家族や親しい仲間と、床の上に体を預けて寛ぐ時間、あるいは木の床を第2の大地と捉えてヨガやストレッチなどを行ないリラックスする時間。「床」で過ごす時間が思いの外、多彩な魅力を放つのを感じると、床を起点にして家具に対して自由でありたいという気持ちも生まれてくるのかもしれません。

こうした感覚は日本だけでなく世界にも拡がってきています。ミラノサローネなどを見ても、できるだけ自然の近くにいたいという気持ちが高まっていますし、それは木という素材に対する尊敬として表われているように思うのです。
これからは、コストや仕様で決まっていたからという消極的な理由で床を選ぶのではなく、自分なりに納得できる物語の中で、木と木の床というものに、もう一度出会ってほしい。どの木にするのか、メンテナンスはどうするのか、海外の友人たちは、床の木の種類はどれが良いか、まるでワインを選ぶときのように楽しそうに話しています。
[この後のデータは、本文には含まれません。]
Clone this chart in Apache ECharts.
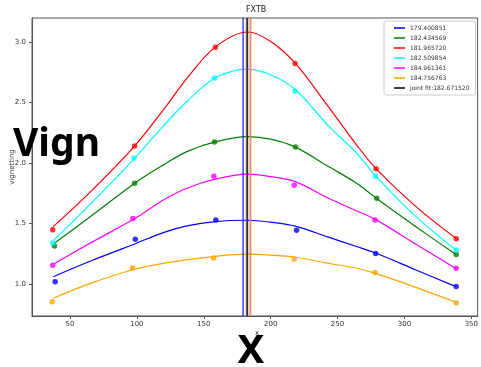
<!DOCTYPE html>
<html>
<head>
<meta charset="utf-8">
<script src="https://cdn.jsdelivr.net/npm/echarts@6/dist/echarts.min.js"></script>
<style>
  html, body { margin: 0; padding: 0; background: #fff; }
  #chart { width: 481px; height: 367px; }
</style>
</head>
<body>
<div id="chart"></div>
<script>
// Axis ticks
const xTicks = [50, 100, 150, 200, 250, 300, 350];
const yTicks = [1.0, 1.5, 2.0, 2.5, 3.0];

// Measured vignetting samples (x, value) per run
const blueX = [38.9, 98.8, 159.0, 219.4, 278.5, 338.7];
const blueY = [1.019, 1.370, 1.530, 1.444, 1.251, 0.978];
const greenX = [38.4, 98.3, 158.0, 218.6, 279.3, 338.7];
const greenY = [1.315, 1.834, 2.175, 2.132, 1.709, 1.243];
const redX = [37.1, 98.3, 158.7, 218.3, 278.8, 338.7];
const redY = [1.449, 2.142, 2.959, 2.824, 1.952, 1.375];
const cyanX = [37.1, 97.8, 158.0, 218.3, 278.3, 338.7];
const cyanY = [1.339, 2.041, 2.703, 2.595, 1.891, 1.281];
const magentaX = [37.1, 97.0, 157.5, 217.6, 278.0, 338.7];
const magentaY = [1.155, 1.541, 1.891, 1.817, 1.530, 1.130];
const orangeX = [36.7, 96.8, 157.3, 217.6, 278.0, 338.7];
const orangeY = [0.853, 1.132, 1.215, 1.207, 1.094, 0.843];

// Fitted curves, sampled along x
const fitX = [37.5, 66.8, 98.4, 119.8, 137.4, 158.5, 182.7, 200.0, 218.5, 243.2, 264.2, 278.9, 308.6, 338.5];
const blueFitY = [1.060, 1.196, 1.331, 1.425, 1.480, 1.516, 1.527, 1.511, 1.478, 1.387, 1.310, 1.254, 1.116, 0.978];
const greenFitY = [1.331, 1.570, 1.834, 1.985, 2.095, 2.175, 2.219, 2.198, 2.132, 1.971, 1.834, 1.709, 1.474, 1.243];
const redFitY = [1.474, 1.778, 2.142, 2.440, 2.700, 2.959, 3.084, 3.006, 2.824, 2.465, 2.151, 1.952, 1.640, 1.378];
const cyanFitY = [1.358, 1.679, 2.041, 2.308, 2.509, 2.703, 2.777, 2.730, 2.606, 2.308, 2.082, 1.888, 1.557, 1.281];
const magentaFitY = [1.163, 1.348, 1.541, 1.695, 1.792, 1.867, 1.908, 1.888, 1.847, 1.709, 1.605, 1.530, 1.329, 1.127];
const orangeFitY = [0.882, 1.011, 1.122, 1.171, 1.199, 1.229, 1.246, 1.238, 1.221, 1.171, 1.130, 1.085, 0.972, 0.849];

// Fitted centres per run and the joint fit
const centerLabels = ['179.400851', '182.434569', '181.965720', '182.509854', '184.961361', '184.756763'];
const centerValues = [179.400851, 182.434569, 181.965720, 182.509854, 184.961361, 184.756763];
const jointLabel = 'joint fit:182.671520';
const jointValue = 182.671520;

const colors = ['#0000ff', '#008000', '#ff0000', '#00ffff', '#ff00ff', '#ffa500'];
const runsX = [blueX, greenX, redX, cyanX, magentaX, orangeX];
const runsY = [blueY, greenY, redY, cyanY, magentaY, orangeY];
const fitsY = [blueFitY, greenFitY, redFitY, cyanFitY, magentaFitY, orangeFitY];

const X_MIN = 21.6, X_MAX = 354.7, Y_MIN = 0.735, Y_MAX = 3.2;
const zip = (xs, ys) => xs.map((x, i) => [x, ys[i]]);

const series = [];
for (let i = 0; i < colors.length; i++) {
  series.push({
    type: 'line', name: 'fit' + i, data: zip(fitX, fitsY[i]),
    smooth: 0.35, symbol: 'none', silent: true, z: 2,
    lineStyle: { color: colors[i], width: 1.2 }
  });
  series.push({
    type: 'scatter', name: 'pts' + i, data: zip(runsX[i], runsY[i]),
    symbolSize: 5.5, z: 3, itemStyle: { color: colors[i] }
  });
}
const vLine = (name, x, color) => ({
  type: 'line', name: name, data: [[x, Y_MIN], [x, Y_MAX]],
  symbol: 'none', z: 4, silent: true,
  lineStyle: { color: color, width: 1.5, opacity: 0.75 },
  itemStyle: { color: color, opacity: 0.75 }
});
for (let i = 0; i < centerValues.length; i++) series.push(vLine(centerLabels[i], centerValues[i], colors[i]));
series.push(vLine(jointLabel, jointValue, '#000000'));

const chart = echarts.init(document.getElementById('chart'), null, { renderer: 'canvas' });
const small = { fontFamily: 'DejaVu Sans', fontSize: 7, color: '#333' };
chart.setOption({
  animation: false,
  backgroundColor: '#fff',
  grid: { left: 32, top: 18, width: 450, height: 298, show: true, borderColor: '#555', borderWidth: 1 },
  xAxis: {
    type: 'value', min: X_MIN, max: X_MAX,
    axisLine: { show: true, onZero: false, lineStyle: { color: '#555' } },
    splitLine: { show: false },
    axisTick: { show: true, length: 3, customValues: xTicks, lineStyle: { color: '#555' } },
    axisLabel: Object.assign({ customValues: xTicks, margin: 5 }, small)
  },
  yAxis: {
    type: 'value', min: Y_MIN, max: Y_MAX,
    axisLine: { show: true, onZero: false, lineStyle: { color: '#555' } },
    splitLine: { show: false },
    axisTick: { show: true, length: 3, customValues: yTicks, lineStyle: { color: '#555' } },
    axisLabel: Object.assign({ customValues: yTicks, margin: 6, formatter: v => v.toFixed(1) }, small)
  },
  legend: {
    data: centerLabels.concat([jointLabel]),
    orient: 'vertical', left: 384, top: 21,
    backgroundColor: '#fff', borderColor: '#ccc', borderWidth: 1, borderRadius: 2,
    padding: [4, 6, 4, 10], itemGap: 4, itemWidth: 11, itemHeight: 2, icon: 'rect',
    textStyle: { fontFamily: 'DejaVu Sans', fontSize: 6, lineHeight: 6, color: '#333' }
  },
  graphic: [
    { type: 'text', left: 246, top: 6, style: { text: 'FXTB', font: '8px "DejaVu Sans"', fill: '#222' } },
    { type: 'text', x: 12, y: 167, rotation: Math.PI / 2,
      style: { text: 'vignetting', font: '7px "DejaVu Sans"', fill: '#333', align: 'center', verticalAlign: 'middle' } },
    { type: 'text', x: 257, y: 333, style: { text: 'x', font: '7px "DejaVu Sans"', fill: '#333', align: 'center', verticalAlign: 'middle' } },
    { type: 'text', x: 13, y: 145, z: 10,
      style: { text: 'Vign', font: 'bold 39px "Noto Sans"', fill: '#000', align: 'left', verticalAlign: 'middle' } },
    { type: 'text', x: 251, y: 352, z: 10,
      style: { text: 'X', font: 'bold 40px "Noto Sans"', fill: '#000', align: 'center', verticalAlign: 'middle' } }
  ],
  series: series
});
</script>
</body>
</html>
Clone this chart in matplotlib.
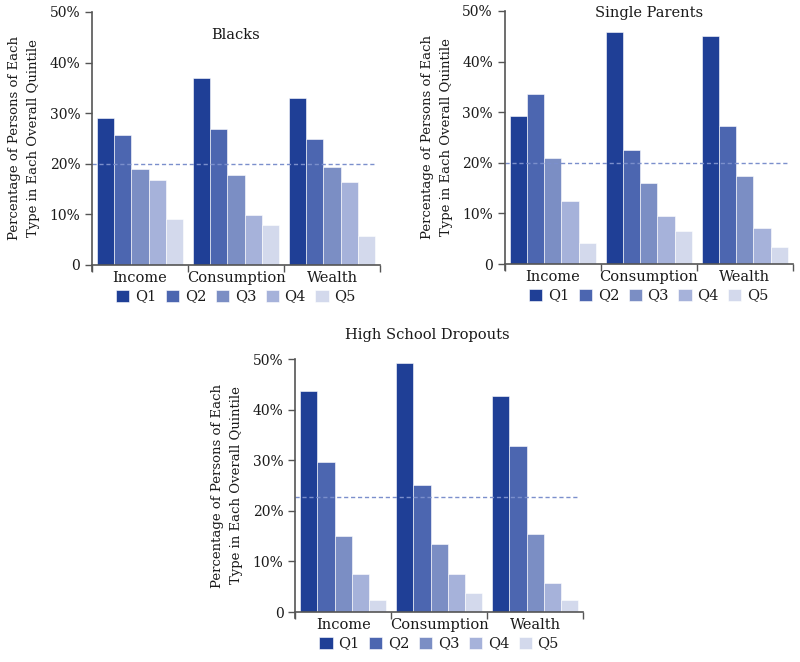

木で自分の人生の「物語」が語れる時代になってほしい。

家具を自分の人生の中で語れる人がこれだけ増えてきたのですから、きっとそれは可能なことだと思います。

人間が人間に還れる場所としての木の床の価値

都会の街にも「自然との調和」を謳っているところはありますが、やっぱり本当の森や自然の中にいるのとは違うということをみんな知っています。森の自然、木々のもたらす豊かな精神性から切り離されず、もっと近くなれるような環境で生きていくことができたら、人間はもっと幸せになれる。人間が人間に還れる場所としての「木の床」という価値が、これからさらに高まっていくと思います。

人間らしいという意味では、例えば、パリの古い住宅を訪ねると、とても遊び心を感じさせてくれる木の床と出会うことがあります。ヘリンボーンの柄に組まれた木の床などはまだ序の口で、部屋の入口のところが円形に木組みされた床、同じ部屋の中でいくつかのテクスチャーが混じり合っているもの……。木の床そのものを価値あるものにすると、それを「地」として、その上に置く木の家具とのバランスも取りやすくなります。
特に木の名作家具などは、人間の記憶の繫がりがある、しっかりとした木の床に置かれるのが、いちばんバランスが取れるのかもしれません。素材そのものの奥行きを感じさせる床に置くことで、人間の知恵と精神性の結晶である家具との釣り合いが取れて、腑に落ちる空間になると思うのです。

木の床は、人間を人間らしく育ててくれる人生のステージ、舞台そのもの。その上で、私たちはおしゃべりをしたり、人と気持ちを通わせたり、学んだり食べたりして成長していくわけですから、基礎の「木」といっていいぐらいではないでしょうか。